# paph hennisianum in-situ



## eggshells (Jan 24, 2012)

I was browsing the web and saw this picture. I cant seem to stop looking at it now and wanted to share it with everyone. I am going to the Philippines in November and hoping someone could point me where they give orchid tours and such. If not I'm planning to visit Manila Seedling Bank so I will have to start from there.

I copied the original location so just view it on the persons picasa


----------



## NYEric (Jan 24, 2012)

Looks very nice and very wet. I'm thinking leeches! :evil: Thanks for sharing.


----------



## Marc (Jan 24, 2012)

Very nice plant and thanks for sharing it. Orchid books and websites are filled with flowers and plants but in situ pics are always a rare sight.


----------



## biothanasis (Jan 24, 2012)

Great pics!!! Thanks for showing us!!!


----------



## Rick (Jan 24, 2012)

I always enjoy seeing the in-situ photos.

Those plants look really healthy. Very little leaf damage.

Can you tell us more about the Manilla Seedling Bank?


----------



## eggshells (Jan 24, 2012)

Rick said:


> I always enjoy seeing the in-situ photos.
> 
> Those plants look really healthy. Very little leaf damage.
> 
> Can you tell us more about the Manilla Seedling Bank?



Its basically a horticultural paradise. I can't remember how big it is but its hectares of land dedicated to selling and buying exotic plants, fruit bearing trees, shrubs, orchids, ferns, bromeliads, birds and landscaping too. Quite an attraction especially the orchids and bonsai areas. Lots of Philippine endemic orchid species are traded.

A friend told me to go to "Greenhouse #3" that where the rare ferns and orchid species from Mindoro and Palawan are found. Maybe I can find an anitum and randsii in flower in person.


----------



## eggshells (Jan 24, 2012)

Purificacion Orchids has a stall there too I think.. I have attended one of their seminars before. 

here are there gallery http://purificacionorchids.com/index.php/gallery


----------



## Rick (Jan 24, 2012)

eggshells said:


> Its basically a horticultural paradise. I can't remember how big it is but its hectares of land dedicated to selling and buying exotic plants, fruit bearing trees, shrubs, orchids, ferns, bromeliads, birds and landscaping too.

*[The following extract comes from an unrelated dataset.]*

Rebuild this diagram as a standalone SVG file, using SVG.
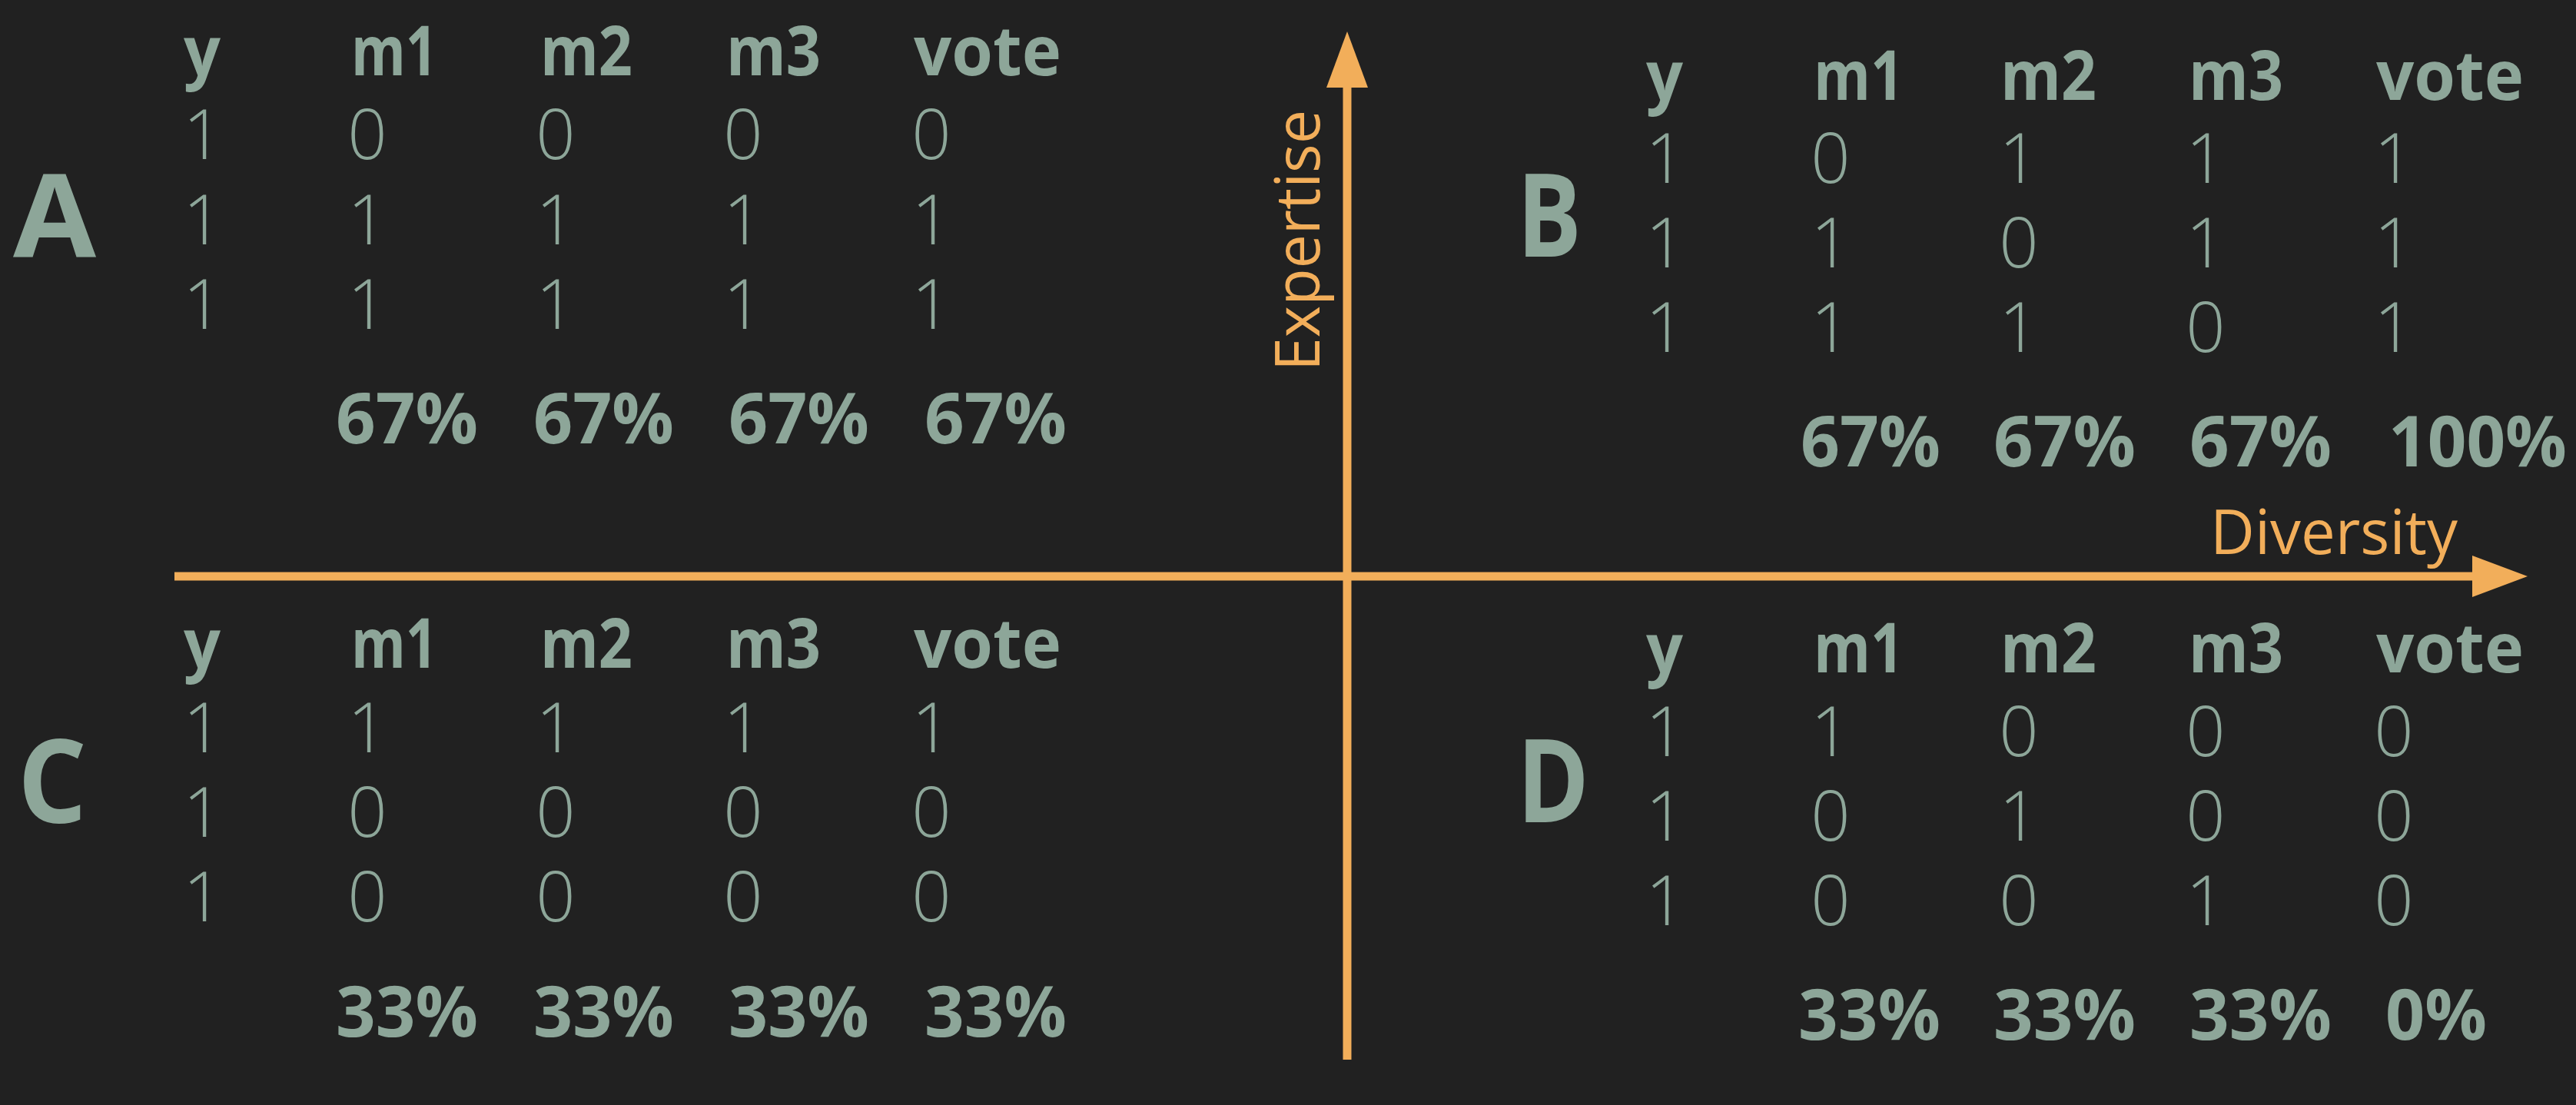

Quite an attraction especially the orchids and bonsai areas. Lots of Philippine endemic orchid species are traded.
> 
> A friend told me to go to "Greenhouse #3" that where the rare ferns and orchid species from Mindoro and Palawan are found. Maybe I can find an anitum and randsii in flower in person.




Do they ship? Do they have a website?


----------



## cnycharles (Jan 24, 2012)

eggshells said:


> Purificacion Orchids has a stall there too I think.. I have attended one of their seminars before.
> 
> here are there gallery http://purificacionorchids.com/index.php/gallery



ooo, they come to the redland orchid festival and I've tried buying phal mariae a few times, but the roots are always very short and the plants quite large. you can pre-order things from them that they will bring to the festival


----------



## eggshells (Jan 24, 2012)

Rick said:


> Do they ship? Do they have a website?



The manila seedling bank is just basically a hub. Sort of a market and inside the market there are stalls.

As per purificacion I think they ship but for wholesale only. however as cnycharles said you can pre-order if they attend the show then you can preorder.

But the vendors that has rare paphs doesnt seem to have a website unfortunately. and they don't ship either. just sells locally. I do have a few names as leads so I will have to look for them when I get to visit in November. However I think the blooming season is February. but still hoping for atleast a spike!

Another one is puentespina orchids but not sure of they attend international events.


----------